### [Problem]
Within the records that follow, restate exactly the lines from the line with "Write a web" down to the line with "const dwSub = [3.22, 4.72, 45.05, 98.03, 193.74, 353.55];", including both. Omit the pictures.

### [Given data]
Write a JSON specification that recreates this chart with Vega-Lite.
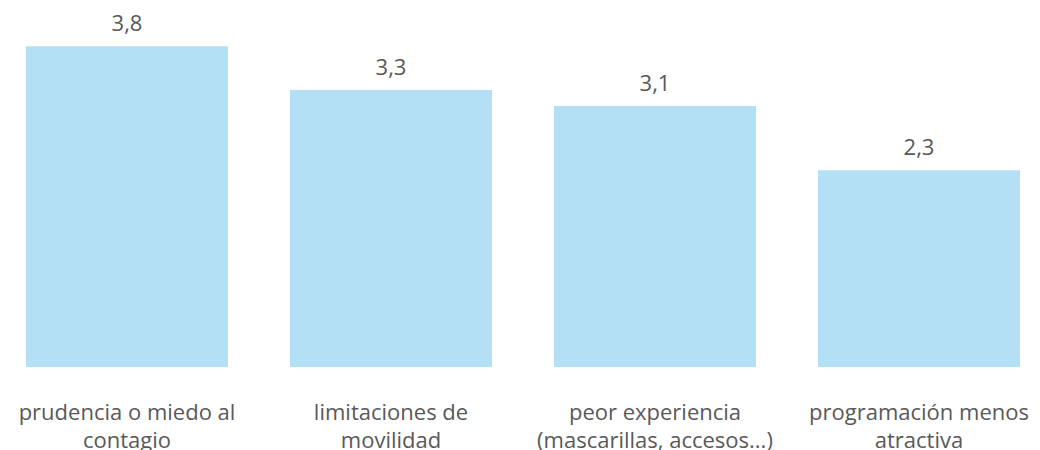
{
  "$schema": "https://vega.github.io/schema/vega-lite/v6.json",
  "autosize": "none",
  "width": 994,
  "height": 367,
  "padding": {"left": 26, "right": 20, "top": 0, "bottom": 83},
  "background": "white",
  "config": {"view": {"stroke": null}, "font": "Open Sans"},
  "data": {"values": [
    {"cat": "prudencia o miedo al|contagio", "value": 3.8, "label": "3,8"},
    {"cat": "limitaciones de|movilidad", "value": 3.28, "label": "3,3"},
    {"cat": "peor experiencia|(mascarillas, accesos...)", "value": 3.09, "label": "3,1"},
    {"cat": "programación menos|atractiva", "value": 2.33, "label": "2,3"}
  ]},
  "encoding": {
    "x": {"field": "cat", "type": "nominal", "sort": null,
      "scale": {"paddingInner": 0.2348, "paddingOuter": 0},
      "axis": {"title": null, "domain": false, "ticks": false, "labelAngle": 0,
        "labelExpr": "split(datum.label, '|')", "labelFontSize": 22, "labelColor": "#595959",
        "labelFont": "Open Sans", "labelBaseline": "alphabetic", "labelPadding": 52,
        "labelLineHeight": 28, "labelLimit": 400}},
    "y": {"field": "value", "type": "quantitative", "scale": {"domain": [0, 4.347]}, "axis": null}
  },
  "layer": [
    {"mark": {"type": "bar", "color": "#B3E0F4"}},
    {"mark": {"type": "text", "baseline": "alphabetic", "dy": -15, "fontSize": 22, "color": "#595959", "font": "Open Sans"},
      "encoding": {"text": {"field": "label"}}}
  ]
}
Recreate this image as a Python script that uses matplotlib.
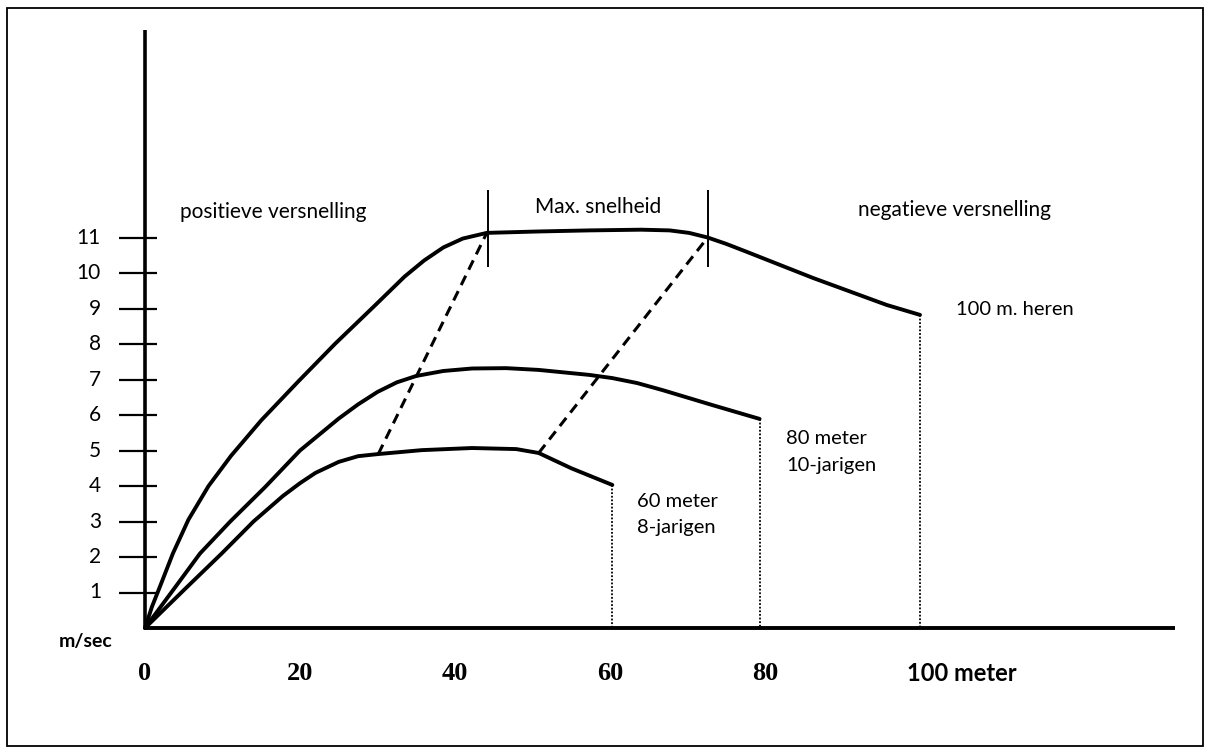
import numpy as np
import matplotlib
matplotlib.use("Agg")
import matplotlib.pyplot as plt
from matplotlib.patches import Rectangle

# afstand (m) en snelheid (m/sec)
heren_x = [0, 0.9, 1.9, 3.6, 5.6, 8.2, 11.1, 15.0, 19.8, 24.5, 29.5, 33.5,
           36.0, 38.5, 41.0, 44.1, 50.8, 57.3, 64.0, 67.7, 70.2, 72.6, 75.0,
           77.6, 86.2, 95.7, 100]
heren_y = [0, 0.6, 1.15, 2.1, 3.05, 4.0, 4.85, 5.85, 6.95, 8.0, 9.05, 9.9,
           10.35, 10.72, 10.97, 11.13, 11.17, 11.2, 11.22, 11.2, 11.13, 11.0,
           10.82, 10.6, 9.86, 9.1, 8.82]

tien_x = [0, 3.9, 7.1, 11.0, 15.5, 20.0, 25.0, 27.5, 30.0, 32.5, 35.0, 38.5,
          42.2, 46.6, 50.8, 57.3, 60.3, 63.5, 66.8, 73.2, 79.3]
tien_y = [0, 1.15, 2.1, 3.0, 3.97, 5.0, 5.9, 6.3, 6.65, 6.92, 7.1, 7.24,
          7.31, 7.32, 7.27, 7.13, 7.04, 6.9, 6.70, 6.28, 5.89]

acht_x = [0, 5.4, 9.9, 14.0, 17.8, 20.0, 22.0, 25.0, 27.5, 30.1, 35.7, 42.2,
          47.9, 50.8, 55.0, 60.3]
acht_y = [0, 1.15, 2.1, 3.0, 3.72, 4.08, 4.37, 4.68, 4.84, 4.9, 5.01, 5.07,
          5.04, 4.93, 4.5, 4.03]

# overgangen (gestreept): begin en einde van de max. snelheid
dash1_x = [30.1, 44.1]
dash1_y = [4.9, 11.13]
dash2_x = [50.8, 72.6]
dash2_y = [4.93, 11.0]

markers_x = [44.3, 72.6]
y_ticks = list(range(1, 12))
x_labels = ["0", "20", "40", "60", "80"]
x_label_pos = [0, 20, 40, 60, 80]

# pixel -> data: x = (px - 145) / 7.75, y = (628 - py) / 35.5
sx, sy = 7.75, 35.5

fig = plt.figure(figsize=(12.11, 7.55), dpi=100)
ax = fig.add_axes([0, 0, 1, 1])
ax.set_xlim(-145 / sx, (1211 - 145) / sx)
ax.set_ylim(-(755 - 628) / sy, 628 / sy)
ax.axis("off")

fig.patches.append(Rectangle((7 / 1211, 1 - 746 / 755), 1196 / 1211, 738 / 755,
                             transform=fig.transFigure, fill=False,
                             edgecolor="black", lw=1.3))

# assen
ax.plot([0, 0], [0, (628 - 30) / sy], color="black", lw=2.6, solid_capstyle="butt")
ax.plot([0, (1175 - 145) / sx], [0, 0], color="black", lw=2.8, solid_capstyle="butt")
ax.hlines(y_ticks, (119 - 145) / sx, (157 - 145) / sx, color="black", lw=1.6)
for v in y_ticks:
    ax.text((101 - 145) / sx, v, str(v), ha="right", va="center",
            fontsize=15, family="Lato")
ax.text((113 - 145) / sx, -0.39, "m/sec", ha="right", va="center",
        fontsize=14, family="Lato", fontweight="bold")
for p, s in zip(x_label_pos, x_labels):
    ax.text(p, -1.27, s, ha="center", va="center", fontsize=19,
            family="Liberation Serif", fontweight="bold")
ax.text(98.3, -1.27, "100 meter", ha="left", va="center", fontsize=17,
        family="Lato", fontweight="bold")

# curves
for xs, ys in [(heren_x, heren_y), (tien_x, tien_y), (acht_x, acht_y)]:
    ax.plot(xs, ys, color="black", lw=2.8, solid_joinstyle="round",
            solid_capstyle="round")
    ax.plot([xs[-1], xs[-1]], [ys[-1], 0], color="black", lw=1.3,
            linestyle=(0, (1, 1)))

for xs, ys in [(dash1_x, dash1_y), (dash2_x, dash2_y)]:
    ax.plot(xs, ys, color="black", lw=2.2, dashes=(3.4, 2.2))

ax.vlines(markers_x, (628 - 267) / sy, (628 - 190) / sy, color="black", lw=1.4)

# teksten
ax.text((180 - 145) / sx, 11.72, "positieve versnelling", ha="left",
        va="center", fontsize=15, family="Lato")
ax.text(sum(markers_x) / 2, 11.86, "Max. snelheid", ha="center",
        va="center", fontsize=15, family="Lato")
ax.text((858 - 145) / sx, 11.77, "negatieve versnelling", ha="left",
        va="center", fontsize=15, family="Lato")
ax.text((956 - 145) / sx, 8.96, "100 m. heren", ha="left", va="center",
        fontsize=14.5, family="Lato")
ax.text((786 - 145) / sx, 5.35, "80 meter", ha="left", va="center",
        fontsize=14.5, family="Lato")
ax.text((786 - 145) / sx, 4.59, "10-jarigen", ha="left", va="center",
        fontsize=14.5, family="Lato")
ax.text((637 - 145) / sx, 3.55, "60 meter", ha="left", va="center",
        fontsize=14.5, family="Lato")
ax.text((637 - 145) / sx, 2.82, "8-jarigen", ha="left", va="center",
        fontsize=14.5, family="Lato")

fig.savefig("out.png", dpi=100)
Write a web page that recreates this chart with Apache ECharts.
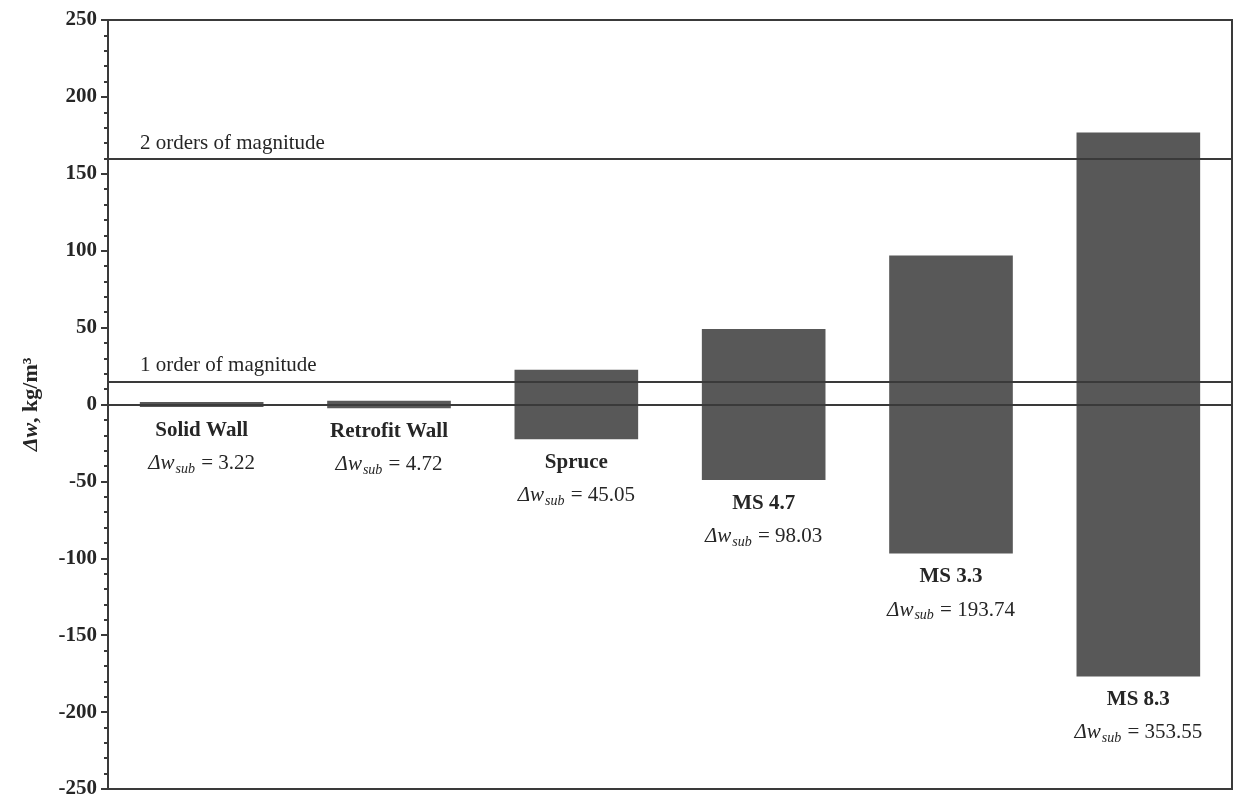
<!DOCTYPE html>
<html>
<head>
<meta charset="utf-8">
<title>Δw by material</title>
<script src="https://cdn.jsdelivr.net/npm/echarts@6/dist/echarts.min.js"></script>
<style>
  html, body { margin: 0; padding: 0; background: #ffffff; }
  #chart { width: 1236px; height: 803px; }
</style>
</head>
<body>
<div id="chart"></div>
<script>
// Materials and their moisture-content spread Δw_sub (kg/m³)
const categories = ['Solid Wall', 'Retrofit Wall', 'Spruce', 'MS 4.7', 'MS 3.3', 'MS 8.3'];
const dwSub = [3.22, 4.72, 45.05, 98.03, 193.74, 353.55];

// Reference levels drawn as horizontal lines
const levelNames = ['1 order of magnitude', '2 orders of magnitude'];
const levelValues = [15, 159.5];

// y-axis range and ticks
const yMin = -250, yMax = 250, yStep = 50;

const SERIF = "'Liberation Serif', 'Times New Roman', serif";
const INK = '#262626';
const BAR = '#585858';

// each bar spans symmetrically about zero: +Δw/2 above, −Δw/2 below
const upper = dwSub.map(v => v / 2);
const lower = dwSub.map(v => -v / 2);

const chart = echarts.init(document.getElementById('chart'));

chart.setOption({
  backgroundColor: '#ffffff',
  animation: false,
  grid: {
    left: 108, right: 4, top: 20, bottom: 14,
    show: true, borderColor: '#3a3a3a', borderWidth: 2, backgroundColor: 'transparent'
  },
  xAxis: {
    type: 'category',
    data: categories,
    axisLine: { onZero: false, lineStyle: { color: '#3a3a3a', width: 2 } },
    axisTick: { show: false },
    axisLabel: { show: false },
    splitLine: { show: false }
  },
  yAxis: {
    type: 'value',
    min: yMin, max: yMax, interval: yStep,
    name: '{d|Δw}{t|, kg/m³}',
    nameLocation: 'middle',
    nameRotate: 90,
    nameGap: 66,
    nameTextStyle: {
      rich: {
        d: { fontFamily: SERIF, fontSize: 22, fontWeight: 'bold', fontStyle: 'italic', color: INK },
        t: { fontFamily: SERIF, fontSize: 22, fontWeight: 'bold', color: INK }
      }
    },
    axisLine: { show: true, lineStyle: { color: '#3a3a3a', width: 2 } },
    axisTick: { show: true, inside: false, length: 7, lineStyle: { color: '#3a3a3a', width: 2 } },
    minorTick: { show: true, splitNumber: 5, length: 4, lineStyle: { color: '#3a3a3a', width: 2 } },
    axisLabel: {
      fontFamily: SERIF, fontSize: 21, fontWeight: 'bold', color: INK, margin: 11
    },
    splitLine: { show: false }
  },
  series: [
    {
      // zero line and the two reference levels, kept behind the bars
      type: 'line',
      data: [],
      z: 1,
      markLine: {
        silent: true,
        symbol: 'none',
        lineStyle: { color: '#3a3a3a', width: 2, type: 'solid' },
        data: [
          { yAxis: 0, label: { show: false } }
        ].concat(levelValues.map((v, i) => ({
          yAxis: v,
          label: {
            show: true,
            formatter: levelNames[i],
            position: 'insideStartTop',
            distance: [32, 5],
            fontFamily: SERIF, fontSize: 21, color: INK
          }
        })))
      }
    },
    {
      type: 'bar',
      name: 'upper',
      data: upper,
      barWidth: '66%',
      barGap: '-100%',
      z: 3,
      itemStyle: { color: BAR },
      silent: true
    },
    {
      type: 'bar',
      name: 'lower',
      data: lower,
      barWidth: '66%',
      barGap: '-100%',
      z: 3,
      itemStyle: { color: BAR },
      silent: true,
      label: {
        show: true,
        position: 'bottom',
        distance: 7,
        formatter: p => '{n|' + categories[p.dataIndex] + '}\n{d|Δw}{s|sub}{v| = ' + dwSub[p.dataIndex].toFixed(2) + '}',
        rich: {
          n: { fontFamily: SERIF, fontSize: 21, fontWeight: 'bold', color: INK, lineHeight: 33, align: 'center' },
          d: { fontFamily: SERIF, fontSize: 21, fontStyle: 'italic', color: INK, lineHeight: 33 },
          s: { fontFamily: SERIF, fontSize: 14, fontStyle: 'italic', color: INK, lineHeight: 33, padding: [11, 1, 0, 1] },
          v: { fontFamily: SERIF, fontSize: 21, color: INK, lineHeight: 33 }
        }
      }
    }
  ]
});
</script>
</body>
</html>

### [The completed task]
Write a web page that recreates this chart with Apache ECharts.
<!DOCTYPE html>
<html>
<head>
<meta charset="utf-8">
<title>Δw by material</title>
<script src="https://cdn.jsdelivr.net/npm/echarts@6/dist/echarts.min.js"></script>
<style>
  html, body { margin: 0; padding: 0; background: #ffffff; }
  #chart { width: 1236px; height: 803px; }
</style>
</head>
<body>
<div id="chart"></div>
<script>
// Materials and their moisture-content spread Δw_sub (kg/m³)
const categories = ['Solid Wall', 'Retrofit Wall', 'Spruce', 'MS 4.7', 'MS 3.3', 'MS 8.3'];
const dwSub = [3.22, 4.72, 45.05, 98.03, 193.74, 353.55];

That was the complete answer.